Comment by koshersalaami on March 22, 2018 at 2:01pm

Anna, Thanks
JP, On occasion
Depends on what you’re doing I guess and where you shop. A lot of the industry turned to audio for video, at which point it went to surround, but it was never as good an investment for basic sound for the simple reason that you can get better sound out of two good speakers than five mediocre ones. If you’re not specifically doing movie sound where there are effects from the back speakers, adding more speakers actually reduces quality because now you’re superimposing a third space. You start with the space on the recording. You add that to the acoustics of your room, which is usually not that big a deal. With surround, because you can delay back speakers, you’re now often artificially creating a third space. 

 You can go smaller than you think, which has actually been true for at least 45 years but it wasn’t common knowledge - you had to know where to find them. There are trade offs when you go small, at least if you’re going to go high quality when you go small. One is that you need more power to reach the same loudness because large speakers tend to be more efficient. Another is bass: it’s easier to produce bass with size, but again there are trade offs, and producing it with a smaller speaker can sometimes make the bass tighter and more accurate sounding. Another may be cost, depending. You can go really small if you use a subwoofer for the bass. 

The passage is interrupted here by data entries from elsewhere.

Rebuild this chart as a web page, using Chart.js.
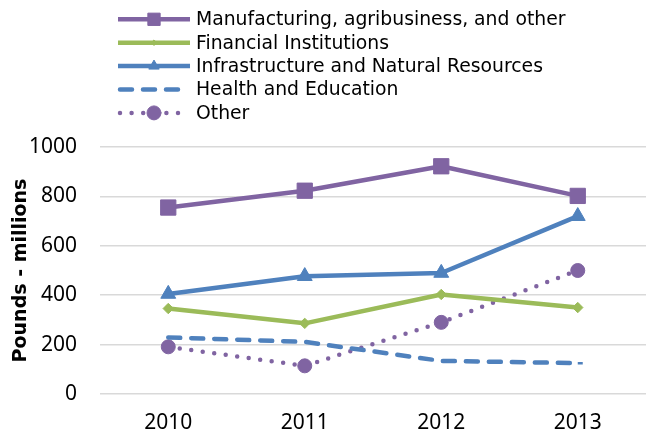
<!DOCTYPE html>
<html>
<head>
<meta charset="utf-8">
<script src="https://cdn.jsdelivr.net/npm/chart.js@4.4.1/dist/chart.umd.min.js"></script>
<style>
html,body{margin:0;padding:0;background:#fff;}
#wrap{width:646px;height:436px;position:relative;}
</style>
</head>
<body>
<div id="wrap"><canvas id="c" width="646" height="436"></canvas></div>
<script>
const categories = ['2010', '2011', '2012', '2013'];
const manufacturing = [755, 823, 922, 802];
const financial = [346, 286, 403, 350];
const infrastructure = [405, 477, 490, 720];
const healthEducation = [229, 211, 134, 125];
const other = [191, 114, 290, 500];
const seriesNames = ['Manufacturing, agribusiness, and other', 'Financial Institutions', 'Infrastructure and Natural Resources', 'Health and Education', 'Other'];
const yTicks = [0, 200, 400, 600, 800, 1000];

const PURPLE = '#8064A2', GREEN = '#9BBB59', BLUE = '#4F81BD';
const LEGEND_FONT = "'DejaVu Sans', sans-serif";
const TICK_FONT = "'Noto Sans', sans-serif";
const TITLE_FONT = "'DejaVu Sans', sans-serif";
const LEGEND_RADIUS = { rect: 8.7, rectRot: 2.8, triangle: 6, dash: 0, circle: 7 };

const legendPlugin = {
  id: 'customLegend',
  afterDraw(chart) {
    const ctx = chart.ctx;
    const x0 = 118, x1 = 190, tx = 196, y0 = 19.3, dy = 23.4;
    chart.data.datasets.forEach((ds, i) => {
      const y = y0 + i * dy;
      ctx.save();
      ctx.strokeStyle = ds.borderColor;
      ctx.lineWidth = ds.borderWidth;
      ctx.lineCap = ds.borderCapStyle || 'butt';
      ctx.setLineDash(ds.borderDash || []);
      ctx.beginPath();
      ctx.moveTo(x0 + (ds.borderCapStyle === 'round' ? 2 : 0), y);
      ctx.lineTo(x1 - (ds.borderCapStyle === 'round' ? 2 : 0), y);
      ctx.stroke();
      ctx.setLineDash([]);
      const r = LEGEND_RADIUS[ds.pointStyle];
      if (r > 0) {
        ctx.fillStyle = ds.pointBackgroundColor;
        ctx.strokeStyle = ds.pointBorderColor;
        ctx.lineWidth = 1;
        Chart.helpers.drawPoint(ctx, {pointStyle: ds.pointStyle, radius: r, rotation: 0, borderWidth: 1}, (x0 + x1) / 2, y);
      }
      ctx.fillStyle = '#000';
      ctx.font = '18.8px ' + LEGEND_FONT;
      ctx.textBaseline = 'middle';
      ctx.textAlign = 'left';
      ctx.fillText(ds.label, tx, y + 1);
      ctx.restore();
    });
  }
};

function series(label, data, color, style, radius, dash, cap, pbw) {
  return {
    label, data,
    borderColor: color,
    backgroundColor: color,
    pointBackgroundColor: color,
    pointBorderColor: color,
    pointStyle: style,
    pointRadius: radius,
    pointHoverRadius: radius,
    pointBorderWidth: pbw,
    borderWidth: 4.5,
    borderDash: dash,
    borderCapStyle: cap,
    borderJoinStyle: 'round',
    tension: 0,
    fill: false
  };
}

new Chart(document.getElementById('c'), {
  type: 'line',
  data: {
    labels: categories,
    datasets: [
      series(seriesNames[0], manufacturing, PURPLE, 'rect', 10.8, [], 'butt', 1),
      series(seriesNames[1], financial, GREEN, 'rectRot', 5.2, [], 'butt', 1),
      series(seriesNames[2], infrastructure, BLUE, 'triangle', 8.6, [], 'butt', 1),
      series(seriesNames[3], healthEducation, BLUE, 'dash', 5, [12, 11], 'round', 2.5),
      series(seriesNames[4], other, PURPLE, 'circle', 7, [0, 11.6], 'round', 1)
    ]
  },
  options: {
    responsive: false,
    animation: false,
    layout: { autoPadding: false, padding: { top: 147, left: 0, right: 0, bottom: 0 } },
    plugins: { legend: { display: false }, tooltip: { enabled: false } },
    scales: {
      x: {
        offset: true,
        afterFit: s => { s.height = 42; s.paddingLeft = 0; s.paddingRight = 0; },
        grid: { display: false, drawTicks: false },
        border: { display: false },
        ticks: { color: '#000', font: { family: TICK_FONT, size: 21 }, padding: 16 }
      },
      y: {
        min: 0, max: 1000,
        afterFit: s => { s.width = 100; },
        afterBuildTicks: s => { s.ticks = yTicks.map(v => ({ value: v })); },
        grid: { color: '#d9d9d9', lineWidth: 1.6, drawTicks: false },
        border: { display: false },
        ticks: { color: '#000', font: { family: TICK_FONT, size: 21 }, padding: 23, callback: v => String(v) },
        title: { display: true, text: 'Pounds - millions', color: '#000', font: { family: TITLE_FONT, size: 19, weight: 'bold' }, padding: { top: 10, bottom: 0 } }
      }
    }
  },
  plugins: [legendPlugin]
});
</script>
</body>
</html>
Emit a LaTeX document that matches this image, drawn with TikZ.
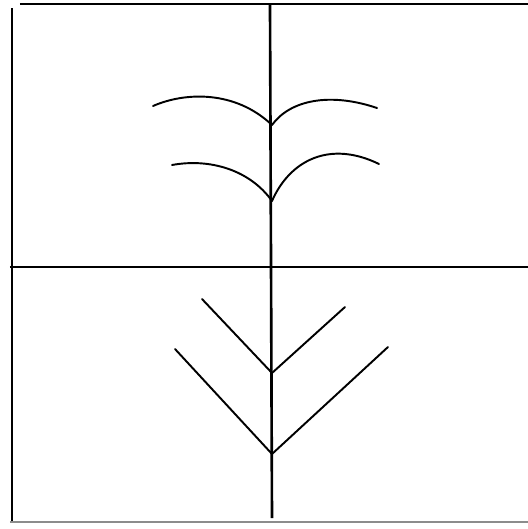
\documentclass[tikz,border=0pt]{standalone}
\usepackage{tikz}

\begin{document}
\begin{tikzpicture}[x=0.02cm, y=-0.02cm,
  frame/.style={line width=1.6pt, black},
  stem/.style={line width=1.5pt, black},
  branch/.style={line width=1.1pt, black, line cap=round}]

% Bounding box (pixel-like units, y downwards)
\useasboundingbox (0,0) rectangle (528,529);

% Frame lines
\draw[frame] (20,4) -- (528,4);
\draw[frame] (12,8) -- (12,521);
\draw[line width=1.2pt, black!45] (10,522) -- (528,522);
\draw[frame] (10,267) -- (528,267);

% Junction points on the stem
\coordinate (top) at (270,4);
\coordinate (bottom) at (272,518);
\coordinate (archA) at (272,125);
\coordinate (archB) at (272,201);
\coordinate (veeA) at (272,373);
\coordinate (veeB) at (272,454);

% Stem
\draw[stem] (top) -- (bottom);

% Curved branches (upper half)
\draw[branch] (153,106) .. controls (185,92) and (235,90) .. (archA);
\draw[branch] (archA) .. controls (290,100) and (330,92) .. (377,108);
\draw[branch] (172,165) .. controls (210,158) and (250,170) .. (archB);
\draw[branch] (archB) .. controls (290,160) and (330,140) .. (379,164);

% Straight branches (lower half)
\draw[branch] (202,299) -- (veeA) -- (345,307);
\draw[branch] (175,349) -- (veeB) -- (388,347);

\end{tikzpicture}
\end{document}
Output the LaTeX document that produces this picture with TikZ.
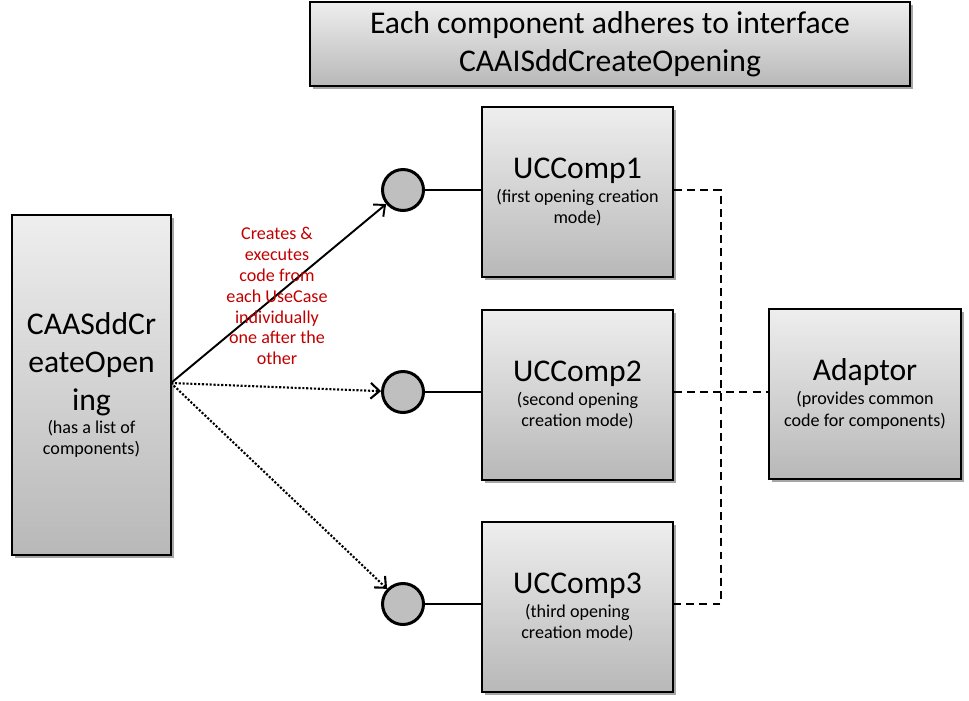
\documentclass[tikz,border=0pt]{standalone}
\usepackage{fontspec}
\setmainfont{Carlito}
\usetikzlibrary{arrows.meta,positioning,shadows}
\definecolor{boxtop}{RGB}{238,238,238}
\definecolor{boxbottom}{RGB}{184,184,184}
\definecolor{portgray}{RGB}{191,191,191}
\definecolor{notered}{RGB}{192,0,0}
\newcommand{\bigtxt}{\fontsize{18}{21.5}\selectfont}
\newcommand{\smalltxt}{\fontsize{10.3}{11.9}\selectfont}

\begin{document}
\begin{tikzpicture}[x=0.02cm,y=-0.02cm,>={Straight Barb[length=5pt,width=9pt]},
  compbox/.style={draw,line width=0.7pt,top color=boxtop,bottom color=boxbottom,align=center,font=\bigtxt,
    drop shadow={shadow xshift=1.5pt,shadow yshift=-1.5pt,fill=black,opacity=0.35}},
  port/.style={circle,draw,line width=1.7pt,fill=portgray,minimum size=0.82cm,inner sep=0pt},
  wire/.style={line width=1.1pt},
  dotlink/.style={line width=1.2pt,densely dotted},
  dashlink/.style={line width=1.2pt,dash pattern=on 4.5pt off 3pt}]
\useasboundingbox (0,0) rectangle (969,700);

\node[compbox,minimum width=12cm,minimum height=1.68cm] (iface) at (610,44)
  {Each component adheres to interface\\CAAISddCreateOpening};

\node[compbox,minimum width=3.18cm,minimum height=6.8cm] (creator) at (91.5,385)
  {CAASddCr\\eateOpen\\ing\\[-8pt]\smalltxt (has a list of\\[-9.8pt]\smalltxt components)};

\node[compbox,minimum width=3.82cm,minimum height=3.4cm] (comp1) at (577.5,192)
  {UCComp1\\[-8pt]\smalltxt (first opening creation\\[-9.2pt]\smalltxt mode)};
\node[compbox,minimum width=3.82cm,minimum height=3.4cm] (comp2) at (577.5,395)
  {UCComp2\\[-8pt]\smalltxt (second opening\\[-9.2pt]\smalltxt creation mode)};
\node[compbox,minimum width=3.82cm,minimum height=3.4cm] (comp3) at (577.5,607)
  {UCComp3\\[-8pt]\smalltxt (third opening\\[-9.2pt]\smalltxt creation mode)};
\node[compbox,minimum width=3.84cm,minimum height=3.4cm] (adaptor) at (865,394)
  {Adaptor\\[-8pt]\smalltxt (provides common\\[-9.2pt]\smalltxt code for components)};

\node[port] (port1) at (403,190) {};
\node[port] (port2) at (403,392) {};
\node[port] (port3) at (403,604) {};

% ports to components
\draw[wire] (port1) -- (port1 -| comp1.west);
\draw[wire] (port2) -- (port2 -| comp2.west);
\draw[wire] (port3) -- (port3 -| comp3.west);

% calls from the creator
\coordinate (start) at (171,383);
\draw[wire,->] (start) -- (port1);
\draw[dotlink,->] (start) -- (port2);
\draw[dotlink,->] (start) -- (port3);

\node[text=notered,align=center,font=\smalltxt] (note) at (277,296)
  {Creates \&\\executes\\code from\\each UseCase\\individually\\one after the\\other};

% links to the adaptor
\draw[dashlink] (comp1.east |- port1) -- ++(47,0) |- (comp3.east |- port3);
\draw[dashlink] (comp2.east |- port2) -- (adaptor.west |- port2);
\end{tikzpicture}
\end{document}
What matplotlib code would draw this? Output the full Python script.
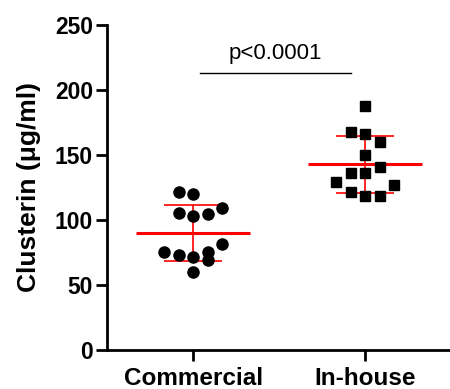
import numpy as np
import matplotlib
matplotlib.use("Agg")
import matplotlib.pyplot as plt

plt.rcParams["font.family"] = ["Liberation Sans", "DejaVu Sans"]

# data
groups = ["Commercial", "In-house"]

commercial = [121.8, 120.0, 105.6, 103.0, 104.4, 109.5, 81.5,
              75.4, 72.8, 71.8, 75.4, 69.2, 59.7]
commercial_col = [-1, 0, -1, 0, 1, 2, 2, -2, -1, 0, 1, 1, 0]

inhouse = [188.0, 168.0, 166.0, 159.8, 150.2, 141.0, 136.4,
           136.4, 129.0, 126.9, 121.3, 118.2, 118.2]
inhouse_col = [0, -1, 0, 1, 0, 1, -1, 0, -2, 2, -1, 0, 1]

p_text = "p<0.0001"
p_bar_y = 213.3

col_step = 0.084

fig = plt.figure(figsize=(4.5, 3.89), dpi=100)
ax = fig.add_axes([0.2378, 0.1003, 0.7622, 0.8355])

series = [(commercial, commercial_col, "o", 8.0),
          (inhouse, inhouse_col, "s", 7.4)]

for i, (vals, cols, mk, ms) in enumerate(series):
    vals = np.array(vals)
    xs = i + np.array(cols) * col_step
    ax.plot(xs, vals, linestyle="none", marker=mk, markersize=ms,
            color="black", zorder=3, clip_on=False)
    m = vals.mean()
    sd = vals.std(ddof=1)
    ax.hlines(m, i - 0.33, i + 0.33, color="#ff0000", linewidth=2.2, zorder=2)
    ax.vlines(i, m - sd, m + sd, color="#ff0000", linewidth=1.2, zorder=2)
    ax.hlines([m - sd, m + sd], i - 0.17, i + 0.17, color="#ff0000",
              linewidth=1.2, zorder=2)

# significance bar
ax.plot([0.043, 0.92], [p_bar_y, p_bar_y], color="black", linewidth=1.0)
ax.text(0.48, 223.5, p_text, ha="center", va="baseline", fontsize=16)

ax.set_xlim(-0.5, 1.4925)
ax.set_ylim(0, 250)
ax.set_yticks([0, 50, 100, 150, 200, 250])
ax.set_xticks([0, 1])
ax.set_xticklabels(groups, fontsize=17.5, fontweight="bold")
for lab in ax.get_yticklabels():
    lab.set_fontsize(16.5)
    lab.set_fontweight("bold")

ax.set_ylabel("Clusterin (\u03bcg/ml)", fontsize=19, fontweight="bold",
              labelpad=10)

for s in ["top", "right"]:
    ax.spines[s].set_visible(False)
for s in ["left", "bottom"]:
    ax.spines[s].set_linewidth(2)
ax.tick_params(width=2, length=8, pad=2)
ax.tick_params(axis="x", pad=4)

fig.savefig("out.png", dpi=100)
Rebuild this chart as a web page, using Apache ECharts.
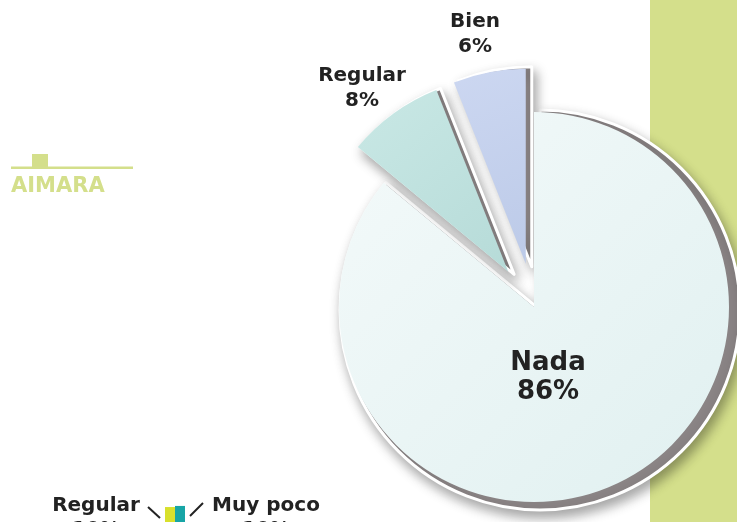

The speaker in the photo is a different thing altogether because it sounds good and full range but it does tricks that you just don’t need in a room at home. Most living rooms are neither big enough nor hard enough to reverberate a whole lot, so you don’t need to counteract that, and people normally listen closely at one or two seats, so you don’t need equal loudness and equal intelligibility at what is typically at least a few hundred seats. If someone charged full retail for the speaker in the photo (which I think most dealers don’t), you’re looking at more than $13,000, which may sound ridiculous but they save money elsewhere. Amplification and room equalization (you’ll know what that is) are built in, and in detail (full parametric), and this design can save the necessity for both additional speakers elsewhere in the room (along with their amplification, installation, wiring, processing, and design) and room treatment, which can get expensive. 

Comment by alsoknownas on March 22, 2018 at 2:13pm

I'm thinking that since my idea of splurging is to check out a DVD at the library, which is free, that more than one $13K speaker probably won't happen.

My goal is to drown out a certain noise that seems to happen every time a particularly important part of the dialogue is happening.

Comment by Jonathan Wolfman on March 22, 2018 at 2:47pm


Comment by koshersalaami on March 22, 2018 at 4:00pm

There would be zero point to putting that loudspeaker in a house unless it was a damned big house. You can get sound that good in a single room for way, way, way, way cheaper.